◆ Problem description ◆
Below, find the line containing "Give me the matplotlib source for this chart." and the line containing "fig.savefig('out.png', dpi=100, facecolor=bg)"; reproduce exactly those two and every line between them, omitting pictures.
::: Data excerpts
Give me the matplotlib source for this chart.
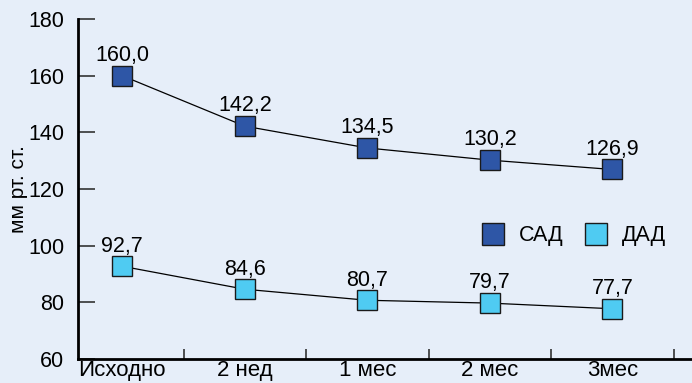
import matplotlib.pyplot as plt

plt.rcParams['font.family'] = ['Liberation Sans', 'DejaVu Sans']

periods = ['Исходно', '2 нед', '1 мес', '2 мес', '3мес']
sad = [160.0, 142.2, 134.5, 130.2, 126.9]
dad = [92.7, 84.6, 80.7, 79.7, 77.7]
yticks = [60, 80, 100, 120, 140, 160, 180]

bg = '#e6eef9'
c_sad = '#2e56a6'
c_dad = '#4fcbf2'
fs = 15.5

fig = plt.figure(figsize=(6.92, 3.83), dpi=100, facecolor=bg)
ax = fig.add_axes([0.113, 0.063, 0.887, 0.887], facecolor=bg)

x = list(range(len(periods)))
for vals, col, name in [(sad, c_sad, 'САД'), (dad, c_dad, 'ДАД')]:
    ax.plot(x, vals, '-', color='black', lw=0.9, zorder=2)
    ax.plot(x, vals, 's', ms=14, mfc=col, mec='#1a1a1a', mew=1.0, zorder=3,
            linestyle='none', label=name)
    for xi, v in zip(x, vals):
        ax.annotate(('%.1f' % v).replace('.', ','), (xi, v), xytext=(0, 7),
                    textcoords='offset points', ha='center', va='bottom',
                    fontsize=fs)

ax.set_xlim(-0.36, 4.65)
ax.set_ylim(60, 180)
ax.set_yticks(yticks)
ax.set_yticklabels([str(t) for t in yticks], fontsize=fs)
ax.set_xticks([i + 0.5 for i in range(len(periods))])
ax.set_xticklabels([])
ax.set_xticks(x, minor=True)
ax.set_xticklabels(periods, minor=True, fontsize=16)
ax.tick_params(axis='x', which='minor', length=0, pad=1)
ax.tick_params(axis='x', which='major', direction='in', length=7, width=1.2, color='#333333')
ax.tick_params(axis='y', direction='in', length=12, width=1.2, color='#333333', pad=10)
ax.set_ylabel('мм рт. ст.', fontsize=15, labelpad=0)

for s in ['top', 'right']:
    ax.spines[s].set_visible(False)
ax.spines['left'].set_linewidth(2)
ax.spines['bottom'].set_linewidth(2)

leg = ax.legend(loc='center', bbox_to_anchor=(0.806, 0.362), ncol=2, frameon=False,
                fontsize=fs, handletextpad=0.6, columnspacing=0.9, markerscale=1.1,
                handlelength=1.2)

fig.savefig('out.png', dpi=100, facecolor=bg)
::::::
::: Data excerpts
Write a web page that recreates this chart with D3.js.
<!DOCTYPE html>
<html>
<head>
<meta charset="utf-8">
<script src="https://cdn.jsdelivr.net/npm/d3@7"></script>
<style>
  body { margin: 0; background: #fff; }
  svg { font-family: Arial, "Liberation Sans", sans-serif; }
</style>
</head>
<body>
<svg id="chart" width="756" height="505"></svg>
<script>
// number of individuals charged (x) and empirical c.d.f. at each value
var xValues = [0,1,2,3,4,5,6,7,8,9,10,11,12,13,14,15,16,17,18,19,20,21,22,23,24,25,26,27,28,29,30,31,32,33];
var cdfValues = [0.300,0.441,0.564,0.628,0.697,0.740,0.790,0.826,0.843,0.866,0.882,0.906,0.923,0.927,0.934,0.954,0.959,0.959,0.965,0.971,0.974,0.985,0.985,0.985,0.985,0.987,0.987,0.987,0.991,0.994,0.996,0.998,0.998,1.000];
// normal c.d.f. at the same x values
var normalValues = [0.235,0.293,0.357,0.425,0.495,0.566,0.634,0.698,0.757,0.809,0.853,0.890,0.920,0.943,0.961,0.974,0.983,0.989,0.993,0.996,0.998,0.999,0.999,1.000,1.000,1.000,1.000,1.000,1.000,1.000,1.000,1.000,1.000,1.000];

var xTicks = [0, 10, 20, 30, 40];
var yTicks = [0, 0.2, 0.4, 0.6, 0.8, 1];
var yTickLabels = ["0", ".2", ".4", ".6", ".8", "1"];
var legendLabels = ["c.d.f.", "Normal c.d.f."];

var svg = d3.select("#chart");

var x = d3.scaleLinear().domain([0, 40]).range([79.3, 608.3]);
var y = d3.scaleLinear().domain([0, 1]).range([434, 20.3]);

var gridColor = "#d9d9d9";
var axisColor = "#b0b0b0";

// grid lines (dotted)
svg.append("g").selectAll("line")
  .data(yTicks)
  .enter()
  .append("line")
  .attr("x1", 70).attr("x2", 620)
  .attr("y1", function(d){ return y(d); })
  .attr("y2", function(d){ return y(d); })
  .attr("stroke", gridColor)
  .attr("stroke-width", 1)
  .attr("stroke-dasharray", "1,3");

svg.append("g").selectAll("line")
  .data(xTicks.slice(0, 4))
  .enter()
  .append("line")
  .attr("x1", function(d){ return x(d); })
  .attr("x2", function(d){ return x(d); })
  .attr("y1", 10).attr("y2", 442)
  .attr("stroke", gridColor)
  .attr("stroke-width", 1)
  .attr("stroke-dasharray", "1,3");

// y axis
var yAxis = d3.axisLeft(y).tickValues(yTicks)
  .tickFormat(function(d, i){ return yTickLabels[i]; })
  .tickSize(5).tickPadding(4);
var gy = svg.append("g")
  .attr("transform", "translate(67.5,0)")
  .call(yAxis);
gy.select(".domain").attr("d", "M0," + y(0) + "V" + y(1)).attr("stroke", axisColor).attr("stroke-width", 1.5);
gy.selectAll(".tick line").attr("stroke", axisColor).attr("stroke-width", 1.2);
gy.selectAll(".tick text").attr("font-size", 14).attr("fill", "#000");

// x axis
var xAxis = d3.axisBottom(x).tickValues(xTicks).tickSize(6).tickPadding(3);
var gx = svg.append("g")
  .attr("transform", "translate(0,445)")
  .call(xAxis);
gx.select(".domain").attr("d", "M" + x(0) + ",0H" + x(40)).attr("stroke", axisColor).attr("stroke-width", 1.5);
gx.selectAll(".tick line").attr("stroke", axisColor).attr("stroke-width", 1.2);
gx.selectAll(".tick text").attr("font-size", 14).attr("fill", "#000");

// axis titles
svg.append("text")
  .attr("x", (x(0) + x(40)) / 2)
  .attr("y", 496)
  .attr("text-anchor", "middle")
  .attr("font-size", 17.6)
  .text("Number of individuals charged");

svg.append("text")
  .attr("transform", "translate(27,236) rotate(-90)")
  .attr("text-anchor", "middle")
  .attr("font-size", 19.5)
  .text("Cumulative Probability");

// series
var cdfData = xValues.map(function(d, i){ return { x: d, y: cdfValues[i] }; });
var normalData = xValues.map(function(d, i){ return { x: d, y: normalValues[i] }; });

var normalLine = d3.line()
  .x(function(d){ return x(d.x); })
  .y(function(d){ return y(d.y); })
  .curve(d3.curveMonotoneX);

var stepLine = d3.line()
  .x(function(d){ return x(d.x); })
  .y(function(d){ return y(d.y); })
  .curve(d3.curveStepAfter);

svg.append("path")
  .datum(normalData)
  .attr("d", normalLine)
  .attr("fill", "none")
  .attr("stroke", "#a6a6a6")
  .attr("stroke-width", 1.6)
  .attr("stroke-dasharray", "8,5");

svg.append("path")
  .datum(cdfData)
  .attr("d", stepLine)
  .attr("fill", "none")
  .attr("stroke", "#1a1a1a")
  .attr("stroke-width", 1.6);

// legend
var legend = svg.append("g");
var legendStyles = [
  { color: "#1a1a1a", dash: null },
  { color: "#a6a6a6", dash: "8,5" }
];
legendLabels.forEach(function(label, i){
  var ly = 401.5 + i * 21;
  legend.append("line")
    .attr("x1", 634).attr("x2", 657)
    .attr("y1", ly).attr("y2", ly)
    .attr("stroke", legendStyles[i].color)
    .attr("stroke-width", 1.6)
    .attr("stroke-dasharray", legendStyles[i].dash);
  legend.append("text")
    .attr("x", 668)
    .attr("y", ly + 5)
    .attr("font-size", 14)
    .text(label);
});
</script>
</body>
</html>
::::::
◆ Solution ◆
Give me the matplotlib source for this chart.
import matplotlib.pyplot as plt

plt.rcParams['font.family'] = ['Liberation Sans', 'DejaVu Sans']

periods = ['Исходно', '2 нед', '1 мес', '2 мес', '3мес']
sad = [160.0, 142.2, 134.5, 130.2, 126.9]
dad = [92.7, 84.6, 80.7, 79.7, 77.7]
yticks = [60, 80, 100, 120, 140, 160, 180]

bg = '#e6eef9'
c_sad = '#2e56a6'
c_dad = '#4fcbf2'
fs = 15.5

fig = plt.figure(figsize=(6.92, 3.83), dpi=100, facecolor=bg)
ax = fig.add_axes([0.113, 0.063, 0.887, 0.887], facecolor=bg)

x = list(range(len(periods)))
for vals, col, name in [(sad, c_sad, 'САД'), (dad, c_dad, 'ДАД')]:
    ax.plot(x, vals, '-', color='black', lw=0.9, zorder=2)
    ax.plot(x, vals, 's', ms=14, mfc=col, mec='#1a1a1a', mew=1.0, zorder=3,
            linestyle='none', label=name)
    for xi, v in zip(x, vals):
        ax.annotate(('%.1f' % v).replace('.', ','), (xi, v), xytext=(0, 7),
                    textcoords='offset points', ha='center', va='bottom',
                    fontsize=fs)

ax.set_xlim(-0.36, 4.65)
ax.set_ylim(60, 180)
ax.set_yticks(yticks)
ax.set_yticklabels([str(t) for t in yticks], fontsize=fs)
ax.set_xticks([i + 0.5 for i in range(len(periods))])
ax.set_xticklabels([])
ax.set_xticks(x, minor=True)
ax.set_xticklabels(periods, minor=True, fontsize=16)
ax.tick_params(axis='x', which='minor', length=0, pad=1)
ax.tick_params(axis='x', which='major', direction='in', length=7, width=1.2, color='#333333')
ax.tick_params(axis='y', direction='in', length=12, width=1.2, color='#333333', pad=10)
ax.set_ylabel('мм рт. ст.', fontsize=15, labelpad=0)

for s in ['top', 'right']:
    ax.spines[s].set_visible(False)
ax.spines['left'].set_linewidth(2)
ax.spines['bottom'].set_linewidth(2)

leg = ax.legend(loc='center', bbox_to_anchor=(0.806, 0.362), ncol=2, frameon=False,
                fontsize=fs, handletextpad=0.6, columnspacing=0.9, markerscale=1.1,
                handlelength=1.2)

fig.savefig('out.png', dpi=100, facecolor=bg)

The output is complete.